Figure 2: Fuente de Cibeles elevated and enlarged after it was transferred to its current location. a: Photograph, c. 1895. Sidewalk and platform on which Fuente de Cibeles was placed composed by four steps of granite with eight limestone cuboids; b: Photograph, c. 1906. Sidewalk and the four steps on which the fountain was installed. Eight granite bollards with a base of limestone, cast-iron perimeter fence, and two putti on the extension of the rocky surface promontory to the back side.

A hand, the keys, the sceptre and the nose of goddess Cybele were damaged during the Second Republic in 1931 and were restored in the same year. The left lion was damaged during the beginning of the Spanish Civil War by the impact of projectiles (Fig. 3a). It lost the snout and suffered damage to the left front leg and tail, so the fountain was protected with sandbags and bricks between 1937 and 1939 (Fig. 3b).

 

Figure 3: Fuente de Cibeles during the Spanish Civil War. a: Photograph, 1936. Lion with damaged snout; b: Photograph, between 1937 and 1939. Fuente de Cibeles was covered under a pyramid of sandbags and bricks on July 3th, 1937.

After the Spanish Civil War, an interim restoration was made. The snout was reconstructed with plaster and fastened with metal staples and the cast-iron perimeter fence was removed. Ornamental jets were added around the rocky promontory and on the interior perimeter of the basin. The two groups of lateral jets were replaced by two new groups of higher jets whose spouts were no longer coated with flint rocks (Fig. 4). The external perimeter of the fountain basin was landscaped (Fig. 4b). In addition, a lighting system bordering the jets and behind the carriage was installed for night illumination of the fountain (Fig. 4c).

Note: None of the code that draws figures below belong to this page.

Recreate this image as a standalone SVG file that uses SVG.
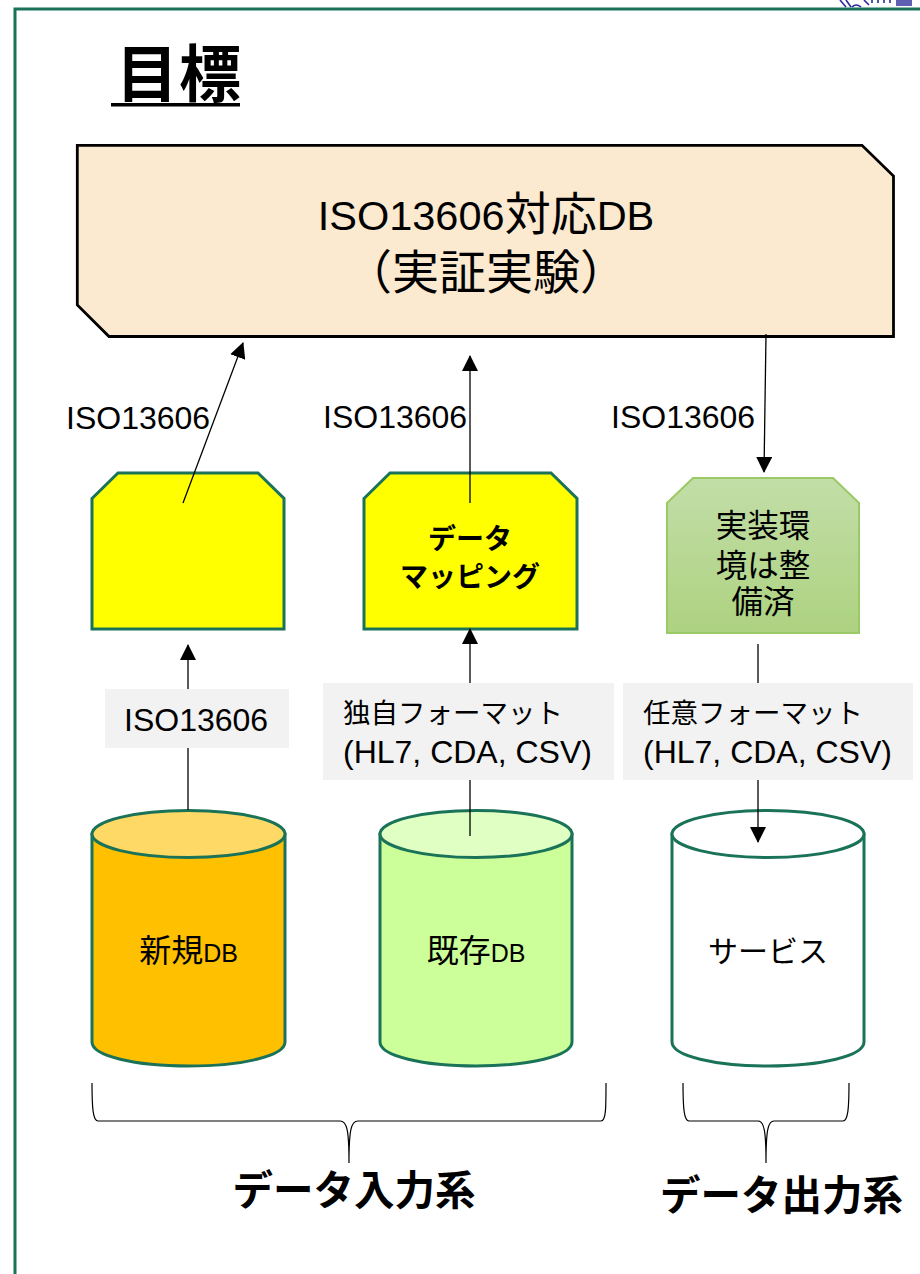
<svg xmlns="http://www.w3.org/2000/svg" width="920" height="1274" viewBox="0 0 920 1274">
<style>
text{font-family:"Liberation Sans","Noto Sans CJK JP",sans-serif;fill:#000}
.lbl{font-size:32px}
.jp{font-size:27.500px}
.mid{text-anchor:middle}
.cjkb{font-family:"Noto Sans CJK JP",sans-serif;font-weight:700}
.shape{stroke:#1a7358;stroke-width:3}
.conn{fill:none;stroke:#000;stroke-width:1.3}
.brace{fill:none;stroke:#000;stroke-width:1.2}
.band{fill:#f2f2f2}
</style>
<defs>
<marker id="arrow" markerUnits="userSpaceOnUse" markerWidth="16" markerHeight="16" refX="15" refY="8" orient="auto"><path d="M0 0L16 8L0 16Z" fill="#000"/></marker>
<linearGradient id="greenfill" x1="0" y1="0" x2="0" y2="1"><stop offset="0" stop-color="#c2dea8"/><stop offset="1" stop-color="#add280"/></linearGradient>
</defs>
<g id="frame"><path d="M15 1274V9H920" fill="none" stroke="#1a7358" stroke-width="3"/></g>
<g id="logo" fill="none" stroke="#2a2a9a" stroke-width="1.6"><path d="M840 0L846 7M846 0L851 7M852 7Q856 3 861 7M864 0L869 5M872 0V3M878 0V3M884 0V3M890 0V3"/><rect x="896" y="0" width="16" height="6" fill="#2a2a9a" stroke="none" opacity=".75"/></g>
<g id="title"><text class="cjkb" x="116" y="97" font-size="62" letter-spacing="1">目標</text><rect x="111" y="103" width="129" height="3.500" fill="#000"/></g>
<g id="iso-db"><path d="M77.300 145.300H862L893.500 176V336.500H109L77.300 305Z" fill="#fbe9d0" stroke="#000" stroke-width="2.800"/>
<text class="mid" x="486" y="230" font-size="41.500">ISO13606<tspan font-size="46">対応</tspan>DB</text><text class="mid" x="486" y="289" font-size="47">（実証実験）</text></g>
<g id="box-new"><path class="shape" d="M92 498.500L118 473H258L284 498.500V629H92Z" fill="#ff0"/></g>
<g id="box-map"><path class="shape" d="M364 498.500L390 473H551L577 498.500V629H364Z" fill="#ff0"/>
<text class="mid cjkb" x="470" y="549" font-size="28">データ</text><text class="mid cjkb" x="470" y="587" font-size="28">マッピング</text></g>
<g id="box-impl"><path d="M667 503L693 478H833L859 503V633H667Z" fill="url(#greenfill)" stroke="#9bc965" stroke-width="2"/>
<text class="mid" x="763" y="537" font-size="31.500">実装環</text><text class="mid" x="763" y="577" font-size="31.500">境は整</text><text class="mid" x="763" y="613" font-size="31.500">備済</text></g>
<g id="lbl-iso1"><text class="lbl" x="66" y="429">ISO13606</text></g>
<g id="lbl-iso2"><text class="lbl" x="323" y="428">ISO13606</text></g>
<g id="lbl-iso3"><text class="lbl" x="611" y="428">ISO13606</text></g>
<g id="lbl-new"><rect class="band" x="105" y="689" width="184" height="59"/><text class="lbl" x="124" y="731">ISO13606</text></g>
<g id="lbl-own"><rect class="band" x="323" y="683" width="291" height="97"/><text class="jp" x="343" y="723">独自フォーマット</text><text class="lbl" x="343" y="763">(HL7, CDA, CSV)</text></g>
<g id="lbl-any"><rect class="band" x="623" y="683" width="290" height="97"/><text class="jp" x="643" y="723">任意フォーマット</text><text class="lbl" x="643" y="763">(HL7, CDA, CSV)</text></g>
<g id="db-new"><path class="shape" d="M92 834V1042C92 1056 135 1066 188.500 1066S285 1056 285 1042V834Z" fill="#ffc000"/><ellipse class="shape" cx="188.500" cy="834" rx="96.500" ry="23.500" fill="#ffd966"/><text class="mid" x="188.500" y="962" font-size="32">新規<tspan font-size="25">DB</tspan></text></g>
<g id="db-old"><path class="shape" d="M380 834V1042C380 1056 423 1066 476 1066S572 1056 572 1042V834Z" fill="#ccff99"/><ellipse class="shape" cx="476" cy="834" rx="96" ry="23.500" fill="#e0ffc2"/><text class="mid" x="476" y="962" font-size="32">既存<tspan font-size="25">DB</tspan></text></g>
<g id="db-svc"><path class="shape" d="M672 834V1042C672 1056 715 1066 768 1066S864 1056 864 1042V834Z" fill="#fff"/><ellipse class="shape" cx="768" cy="834" rx="96" ry="23.500" fill="#fff"/><text class="mid" x="768" y="962" font-size="30">サービス</text></g>
<g id="connectors">
<path class="conn" d="M183 503L243 343" marker-end="url(#arrow)"/>
<path class="conn" d="M470 503V356" marker-end="url(#arrow)"/>
<path class="conn" d="M766 334L764 472" marker-end="url(#arrow)"/>
<path class="conn" d="M188 689V645" marker-end="url(#arrow)"/>
<path class="conn" d="M188 748V810"/>
<path class="conn" d="M470 683V629" marker-end="url(#arrow)"/>
<path class="conn" d="M470 780V836"/>
<path class="conn" d="M758 683V644"/>
<path class="conn" d="M758 780V842" marker-end="url(#arrow)"/>
</g>
<g id="brace-in"><path class="brace" d="M92 1083C92 1108 93 1121 98 1121H340C347 1121 349 1130 349 1163C349 1130 351 1121 358 1121H601C606 1121 606 1108 606 1083"/><text class="cjkb mid" x="354" y="1205" font-size="40.500">データ入力系</text></g>
<g id="brace-out"><path class="brace" d="M683 1083C683 1108 684 1121 689 1121H758C764 1121 766 1130 766 1163C766 1130 768 1121 774 1121H843C848 1121 849 1108 849 1083"/><text class="cjkb mid" x="781.500" y="1210" font-size="40.500">データ出力系</text></g>
</svg>
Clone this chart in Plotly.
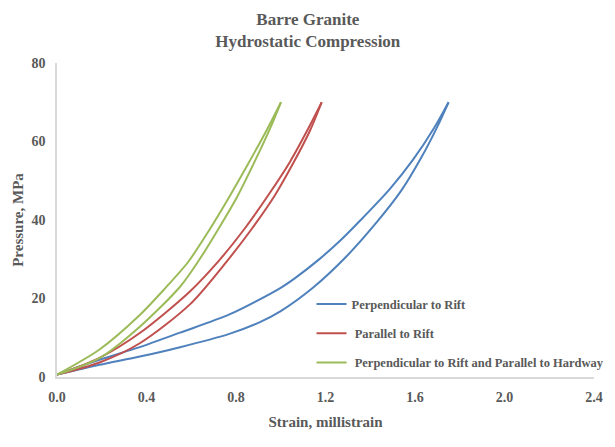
import plotly.graph_objects as go

# values; each loop = loading branch (right) + unloading branch (left)
blue_load_strain = [0.0, 0.19, 0.37, 0.55, 0.77, 0.9, 1.0, 1.145, 1.29, 1.43, 1.54, 1.63, 1.70, 1.75]
blue_load_press = [0.6, 3.1, 5.2, 7.6, 11.0, 13.8, 16.8, 22.8, 30.5, 39.5, 47.6, 56.1, 63.8, 70.0]
blue_unload_strain = [1.75, 1.686, 1.593, 1.489, 1.354, 1.265, 1.17, 1.064, 0.996, 0.773, 0.55, 0.37, 0.19, 0.0]
blue_unload_press = [70.0, 63.5, 55.5, 48.0, 39.8, 34.7, 29.9, 25.2, 22.6, 16.0, 11.3, 7.6, 4.4, 0.6]

red_load_strain = [0.0, 0.19, 0.37, 0.594, 0.758, 0.870, 0.974, 1.056, 1.131, 1.183]
red_load_press = [0.6, 3.7, 8.6, 18.5, 29.4, 37.7, 46.3, 54.5, 62.8, 70.0]
red_unload_strain = [1.183, 1.123, 1.041, 0.944, 0.840, 0.720, 0.594, 0.37, 0.19, 0.0]
red_unload_press = [70.0, 63.3, 54.8, 46.3, 37.9, 29.4, 21.8, 11.2, 4.9, 0.6]

green_load_strain = [0.0, 0.19, 0.37, 0.55, 0.635, 0.72, 0.806, 0.880, 0.952, 1.001]
green_load_press = [0.6, 4.8, 12.8, 23.0, 29.8, 37.6, 46.0, 54.5, 63.3, 70.0]
green_unload_strain = [1.001, 0.940, 0.855, 0.773, 0.68, 0.586, 0.48, 0.37, 0.19, 0.0]
green_unload_press = [70.0, 63.2, 54.4, 46.2, 37.4, 29.3, 22.4, 15.8, 7.0, 0.6]

names = ["Perpendicular to Rift", " Parallel to Rift",
         " Perpendicular to Rift and Parallel to Hardway"]
colors = ["#4F81BD", "#C0504D", "#9BBB59"]

x_ticks = [0.0, 0.4, 0.8, 1.2, 1.6, 2.0, 2.4]
y_ticks = [0, 20, 40, 60, 80]

grey = "#595959"
font = "Liberation Serif"

fig = go.Figure()
series = [
    (blue_load_strain, blue_load_press, blue_unload_strain, blue_unload_press),
    (red_load_strain, red_load_press, red_unload_strain, red_unload_press),
    (green_load_strain, green_load_press, green_unload_strain, green_unload_press),
]
for i, (lx, ly, ux, uy) in enumerate(series):
    line = dict(color=colors[i], width=2, shape="spline", smoothing=0.8)
    fig.add_trace(go.Scatter(x=lx, y=ly, mode="lines", name=names[i],
                             legendgroup=str(i), line=line))
    fig.add_trace(go.Scatter(x=ux, y=uy, mode="lines", name=names[i],
                             legendgroup=str(i), showlegend=False, line=line))

# page body has an 8px margin, so the figure is 8px smaller than the window
fig.update_layout(
    width=607, height=439,
    margin=dict(l=49, r=21, t=55, b=70, autoexpand=False),
    paper_bgcolor="white", plot_bgcolor="white",
    font=dict(family=font, color=grey, size=13),
    title=dict(text="<b>Barre Granite<br>Hydrostatic Compression</b>",
               x=0.494, xanchor="center", y=0.962, yanchor="top",
               font=dict(family=font, size=17, color=grey)),
    showlegend=True,
    legend=dict(x=0.474, y=0.279, xanchor="left", yanchor="top",
                bgcolor="rgba(0,0,0,0)", tracegroupgap=10,
                font=dict(family=font, size=12.5, color=grey, weight="bold")),
)

fig.update_xaxes(range=[0, 2.4], tickvals=x_ticks, tickformat=".1f", automargin=False,
                 showgrid=False, zeroline=False, showline=True,
                 linecolor="#D9D9D9", linewidth=1.5, ticks="", ticklabelstandoff=6,
                 tickfont=dict(family=font, size=14, color=grey, weight="bold"),
                 title=dict(text="<b>Strain, millistrain</b>", standoff=13,
                            font=dict(family=font, size=15, color=grey)))
fig.update_yaxes(range=[0, 80], tickvals=y_ticks, automargin=False,
                 showgrid=False, zeroline=False, showline=True,
                 linecolor="#D9D9D9", linewidth=1.5, ticks="", ticklabelstandoff=7,
                 tickfont=dict(family=font, size=14, color=grey, weight="bold"),
                 title=dict(text="<b>Pressure, MPa</b>", standoff=4,
                            font=dict(family=font, size=15, color=grey)))

fig.write_html("out.html")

Fuente de Cibeles gained its current appearance in 1968, with the addition of two granite basins with cascading water from the upper basin to the new external basins. The flint rock covering the base of the rocky promontory was also removed (Fig. 5).

The most recent restoration works were performed in 2016. Biological crust and cracked mortars were removed, and unstable elements were secured. Water-repelling treatment was applied in the last phase of the restoration.

248

Figure 4: Fuente de Cibeles after the Spanish Civil War; a: Photograph, c. 1941. Ornamental jets. Vertical jet without flint rock covering the water-spouts; b: Photograph, c. 1941. Landscaped area around the fountain; c: Photograph, c. 1960. Night lighting.


Figure 5: Current appearance of Fuente de Cibeles.